Existem muitas situações em que você se empolga muito fácil. Tive muitos momentos assim e foram meus pais que me ajudaram a manter os pés no chão, depois que casei minha esposa também passou a me ajudar muito nesse sentido. Eles diziam “não é porque você ganhou o prêmio de melhor do mundo que você precisa se achar melhor o tempo inteiro”. Essa base é fundamental.

E você passa essa experiência para os mais novos?

Em geral procuro conversar, mas a conversa às vezes não surte tanto efeito quanto a demonstração prática.

A explosão das mídias sociais deixou o jogador mais alienado?

Quando subi para o profissional, tinha um telefone pré-pago que a patrocinadora nos deu. Hoje, o moleque da base tem o telefone, o Instagram, o Twitter e essa é a realidade e não dá para tirar isso. É preciso educar e ensinar. É uma arma, se é boa ou ruim depende de como você usará.

Mas não falta um pouco de politização?

Não precisamos ter opinião sobre tudo, mas um pouco precisa buscar. Mas não acho que isso seja do jogador, é um pouco do povo brasileiro. É preciso se informar, se não ficamos refém do que os outros nos falam.

Você sofreu no Real Madrid, mas mesmo assim ficou quatro anos. Por quê?

Os vínculos que tive na minha vida sempre foram muito longos e preservo isso. Os quatro anos que passei lá foram muito bons, até eu decidir ter um pouco mais de continuidade para ter chance de ir para a Copa.

Acha que jogou o suficiente para ter uma chance?

Essa escolha é muito difícil, falar se deveria ou não estar.
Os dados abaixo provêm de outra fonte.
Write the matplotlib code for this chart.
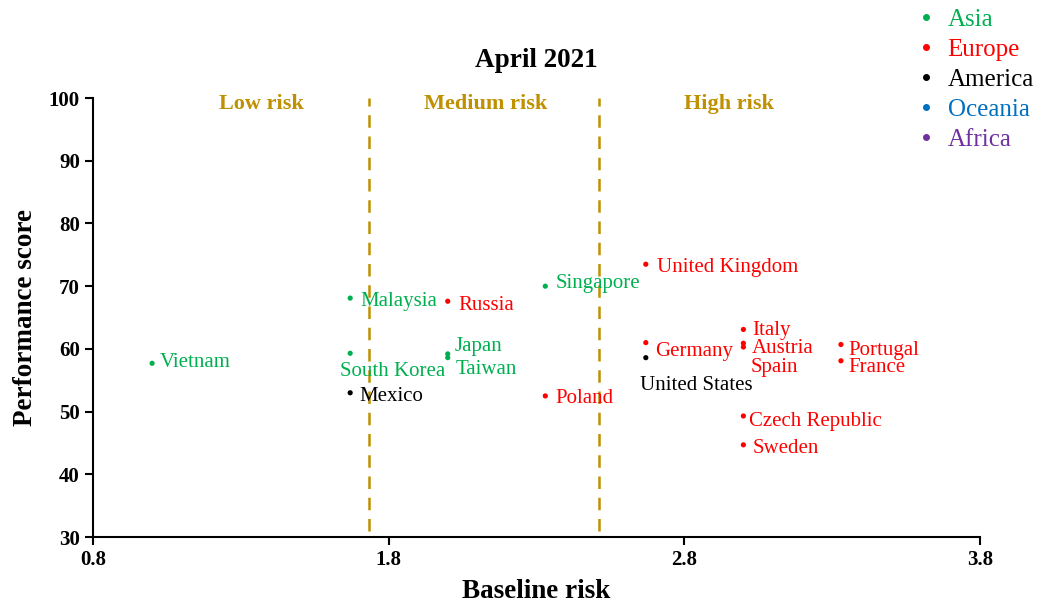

Acho que tive uma boa temporada no Milan no número de jogos e na qualidade, mantive a continuidade.

Ficar fora te frustrou?

De forma alguma. Justamente por ter feito tudo o que estava ao meu alcance. Não tenho frustração nenhuma porque fiz tudo o que era possível.

O vexame da Copa indicou que o futebol brasileiro está atrasado?

O resultado final é exagerado, mas serve de alerta no sentido de organização e planejamento. Depois isso irá refletir na seleção, mas seleção é uma coisa e futebol brasileiro é outra; no fim elas acabam interagindo.

Você tem ideias que poderiam ser implementadas?

Acredito que a principal mudança seja em relação ao calendário, que é muito pesado. Se o clube não tem um plantel grande, é muito difícil que o time se mantenha. Os clubes precisam se profissionalizar, a parte técnica também, poderiam ser oferecidos cursos que os treinadores precisassem fazer para trabalhar e se reciclar.

É possível haver essa mudança com José Maria Marin e Marco Polo Del Nero?

Não sei como eles trabalham, não tive muita relação com eles. É difícil para mim, que estou fora, falar alguma coisa, é muito mais profundo do que se falar que tem ou não que mudar.

Quando você falou sobre o Bom Senso, deu a impressão de não querer se envolver demais. Por quê?

Gosto do Bom Senso, é um movimento que tem ideias interessantes. Estou voltando agora, preciso de tempo para ler o futebol brasileiro, me informar sobre o que está acontecendo para depois tomar uma posição mais firme em relação a tudo isso.

Falta algo na sua carreira?

Vim para o São Paulo para fazer parte desse grupo e ao mesmo tempo ajudar que esse conjunto seja um grupo muito forte. Quando for para os Estados Unidos, quero ser embaixador da Liga e ajudar o Orlando.